• INFORMATION SHOWN:
--- Start ---
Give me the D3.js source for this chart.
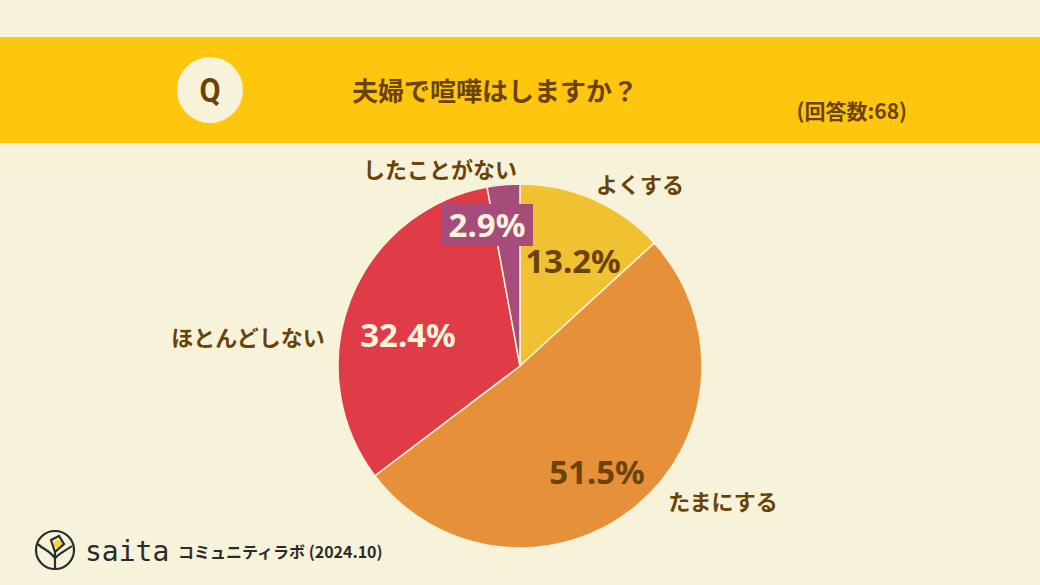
<!DOCTYPE html>
<html>
<head>
<meta charset="utf-8">
<script src="https://cdn.jsdelivr.net/npm/d3@7"></script>
<style>
  body { margin: 0; background: #f7f3da; }
  svg { display: block; font-family: "Noto Sans CJK JP", "Noto Sans", sans-serif; }
</style>
</head>
<body>
<div id="chart-area"></div>
<script>
const WIDTH = 1040
const HEIGHT = 585

// data
const categories = ["よくする", "たまにする", "ほとんどしない", "したことがない"]
const values = [13.2, 51.5, 32.4, 2.9]
const colors = ["#f0c232", "#e6913a", "#e03c48", "#a54c7a"]
const respondents = 68

const BROWN = "#6b4308"
const CREAM = "#f7f3da"

const svg = d3.select("#chart-area")
	.append("svg")
	.attr("width", WIDTH)
	.attr("height", HEIGHT)

svg.append("rect")
	.attr("width", WIDTH)
	.attr("height", HEIGHT)
	.attr("fill", CREAM)

// header band
svg.append("rect")
	.attr("x", 0)
	.attr("y", 37)
	.attr("width", WIDTH)
	.attr("height", 106)
	.attr("fill", "#ffc60e")

svg.append("circle")
	.attr("cx", 210)
	.attr("cy", 90)
	.attr("r", 33)
	.attr("fill", CREAM)

svg.append("text")
	.attr("x", 210)
	.attr("y", 102)
	.attr("text-anchor", "middle")
	.attr("font-size", 34)
	.attr("font-weight", "bold")
	.attr("fill", BROWN)
	.attr("font-family", "Roboto, sans-serif")
	.attr("transform", "translate(210,102) scale(0.9,1) translate(-210,-102)")
	.text("Q")

svg.append("text")
	.attr("x", 352)
	.attr("y", 101)
	.attr("font-size", 26)
	.attr("font-weight", "bold")
	.attr("fill", BROWN)
	.text("夫婦で喧嘩はしますか？")

svg.append("text")
	.attr("x", 907)
	.attr("y", 119)
	.attr("text-anchor", "end")
	.attr("font-size", 21)
	.attr("font-weight", "bold")
	.attr("fill", BROWN)
	.text(`(回答数:${respondents})`)

// pie
const CX = 520, CY = 366, R = 182

const pie = d3.pie().sort(null).value(d => d)
const arc = d3.arc().innerRadius(0).outerRadius(R)
const arcs = pie(values)

const g = svg.append("g")
	.attr("transform", `translate(${CX}, ${CY})`)

g.selectAll("path.slice")
	.data(arcs)
	.enter()
	.append("path")
	.attr("class", "slice")
	.attr("d", arc)
	.attr("fill", (d, i) => colors[i])
	.attr("stroke", CREAM)
	.attr("stroke-width", 1.5)

// percent labels (offsets relative to center)
const pctPos = [
	{ x: 53, y: -104, fill: BROWN },
	{ x: 77, y: 107, fill: BROWN },
	{ x: -112, y: -30, fill: "#fbf3dc" },
	{ x: -33, y: -140, fill: "#fbf3dc" }
]

// background box for the small slice
g.append("rect")
	.attr("x", -79)
	.attr("y", -162)
	.attr("width", 92)
	.attr("height", 42)
	.attr("fill", colors[3])

g.selectAll("text.pct")
	.data(arcs)
	.enter()
	.append("text")
	.attr("class", "pct")
	.attr("x", (d, i) => pctPos[i].x)
	.attr("y", (d, i) => pctPos[i].y + 11)
	.attr("text-anchor", "middle")
	.attr("font-family", "\"Noto Sans\", sans-serif")
	.attr("font-size", 33)
	.attr("font-weight", "bold")
	.attr("fill", (d, i) => pctPos[i].fill)
	.text(d => d.data.toFixed(1) + "%")

// category labels
const catPos = [
	{ x: 120, y: -181 },
	{ x: 203, y: 136 },
	{ x: -272, y: -28 },
	{ x: -80, y: -196 }
]

g.selectAll("text.cat")
	.data(categories)
	.enter()
	.append("text")
	.attr("class", "cat")
	.attr("x", (d, i) => catPos[i].x)
	.attr("y", (d, i) => catPos[i].y + 8)
	.attr("text-anchor", "middle")
	.attr("font-size", 22)
	.attr("font-weight", "bold")
	.attr("fill", BROWN)
	.text(d => d)

// footer logo
const logo = svg.append("g")
	.attr("transform", "translate(55, 550)")
	.attr("fill", "none")
	.attr("stroke", "#2b2b2b")
	.attr("stroke-width", 2.2)

logo.append("circle").attr("r", 19)
logo.append("circle")
	.attr("cx", 3).attr("cy", -6).attr("r", 4)
	.attr("fill", "#f5d632").attr("stroke", "none")
logo.append("path").attr("d", "M0,19 L0,2 L9,-6 L4,-14 L-4,-10 L0,2")
logo.append("path").attr("d", "M0,8 C-6,0 -14,-2 -17,-6")
logo.append("path").attr("d", "M0,8 C6,2 12,0 17,-4")

svg.append("text")
	.attr("x", 85)
	.attr("y", 561)
	.attr("font-family", "\"DejaVu Sans Mono\", monospace")
	.attr("font-size", 28)
	.attr("fill", "#2b2b2b")
	.text("saita")

svg.append("text")
	.attr("x", 178)
	.attr("y", 558)
	.attr("font-size", 16)
	.attr("font-weight", "bold")
	.attr("fill", "#2b2b2b")
	.text("コミュニティラボ (2024.10)")
</script>
</body>
</html>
--- End ---
• WHAT YOU NEED TO DO:
Write out the whole listing exactly, and drop the pictures.

• REPLY TO THE EXERCISE:
Give me the D3.js source for this chart.
<!DOCTYPE html>
<html>
<head>
<meta charset="utf-8">
<script src="https://cdn.jsdelivr.net/npm/d3@7"></script>
<style>
  body { margin: 0; background: #f7f3da; }
  svg { display: block; font-family: "Noto Sans CJK JP", "Noto Sans", sans-serif; }
</style>
</head>
<body>
<div id="chart-area"></div>
<script>
const WIDTH = 1040
const HEIGHT = 585

// data
const categories = ["よくする", "たまにする", "ほとんどしない", "したことがない"]
const values = [13.2, 51.5, 32.4, 2.9]
const colors = ["#f0c232", "#e6913a", "#e03c48", "#a54c7a"]
const respondents = 68

const BROWN = "#6b4308"
const CREAM = "#f7f3da"

const svg = d3.select("#chart-area")
	.append("svg")
	.attr("width", WIDTH)
	.attr("height", HEIGHT)

svg.append("rect")
	.attr("width", WIDTH)
	.attr("height", HEIGHT)
	.attr("fill", CREAM)

// header band
svg.append("rect")
	.attr("x", 0)
	.attr("y", 37)
	.attr("width", WIDTH)
	.attr("height", 106)
	.attr("fill", "#ffc60e")

svg.append("circle")
	.attr("cx", 210)
	.attr("cy", 90)
	.attr("r", 33)
	.attr("fill", CREAM)

svg.append("text")
	.attr("x", 210)
	.attr("y", 102)
	.attr("text-anchor", "middle")
	.attr("font-size", 34)
	.attr("font-weight", "bold")
	.attr("fill", BROWN)
	.attr("font-family", "Roboto, sans-serif")
	.attr("transform", "translate(210,102) scale(0.9,1) translate(-210,-102)")
	.text("Q")

svg.append("text")
	.attr("x", 352)
	.attr("y", 101)
	.attr("font-size", 26)
	.attr("font-weight", "bold")
	.attr("fill", BROWN)
	.text("夫婦で喧嘩はしますか？")

svg.append("text")
	.attr("x", 907)
	.attr("y", 119)
	.attr("text-anchor", "end")
	.attr("font-size", 21)
	.attr("font-weight", "bold")
	.attr("fill", BROWN)
	.text(`(回答数:${respondents})`)

// pie
const CX = 520, CY = 366, R = 182

const pie = d3.pie().sort(null).value(d => d)
const arc = d3.arc().innerRadius(0).outerRadius(R)
const arcs = pie(values)

const g = svg.append("g")
	.attr("transform", `translate(${CX}, ${CY})`)

g.selectAll("path.slice")
	.data(arcs)
	.enter()
	.append("path")
	.attr("class", "slice")
	.attr("d", arc)
	.attr("fill", (d, i) => colors[i])
	.attr("stroke", CREAM)
	.attr("stroke-width", 1.5)

// percent labels (offsets relative to center)
const pctPos = [
	{ x: 53, y: -104, fill: BROWN },
	{ x: 77, y: 107, fill: BROWN },
	{ x: -112, y: -30, fill: "#fbf3dc" },
	{ x: -33, y: -140, fill: "#fbf3dc" }
]

// background box for the small slice
g.append("rect")
	.attr("x", -79)
	.attr("y", -162)
	.attr("width", 92)
	.attr("height", 42)
	.attr("fill", colors[3])

g.selectAll("text.pct")
	.data(arcs)
	.enter()
	.append("text")
	.attr("class", "pct")
	.attr("x", (d, i) => pctPos[i].x)
	.attr("y", (d, i) => pctPos[i].y + 11)
	.attr("text-anchor", "middle")
	.attr("font-family", "\"Noto Sans\", sans-serif")
	.attr("font-size", 33)
	.attr("font-weight", "bold")
	.attr("fill", (d, i) => pctPos[i].fill)
	.text(d => d.data.toFixed(1) + "%")

// category labels
const catPos = [
	{ x: 120, y: -181 },
	{ x: 203, y: 136 },
	{ x: -272, y: -28 },
	{ x: -80, y: -196 }
]

g.selectAll("text.cat")
	.data(categories)
	.enter()
	.append("text")
	.attr("class", "cat")
	.attr("x", (d, i) => catPos[i].x)
	.attr("y", (d, i) => catPos[i].y + 8)
	.attr("text-anchor", "middle")
	.attr("font-size", 22)
	.attr("font-weight", "bold")
	.attr("fill", BROWN)
	.text(d => d)

// footer logo
const logo = svg.append("g")
	.attr("transform", "translate(55, 550)")
	.attr("fill", "none")
	.attr("stroke", "#2b2b2b")
	.attr("stroke-width", 2.2)

logo.append("circle").attr("r", 19)
logo.append("circle")
	.attr("cx", 3).attr("cy", -6).attr("r", 4)
	.attr("fill", "#f5d632").attr("stroke", "none")
logo.append("path").attr("d", "M0,19 L0,2 L9,-6 L4,-14 L-4,-10 L0,2")
logo.append("path").attr("d", "M0,8 C-6,0 -14,-2 -17,-6")
logo.append("path").attr("d", "M0,8 C6,2 12,0 17,-4")

svg.append("text")
	.attr("x", 85)
	.attr("y", 561)
	.attr("font-family", "\"DejaVu Sans Mono\", monospace")
	.attr("font-size", 28)
	.attr("fill", "#2b2b2b")
	.text("saita")

svg.append("text")
	.attr("x", 178)
	.attr("y", 558)
	.attr("font-size", 16)
	.attr("font-weight", "bold")
	.attr("fill", "#2b2b2b")
	.text("コミュニティラボ (2024.10)")
</script>
</body>
</html>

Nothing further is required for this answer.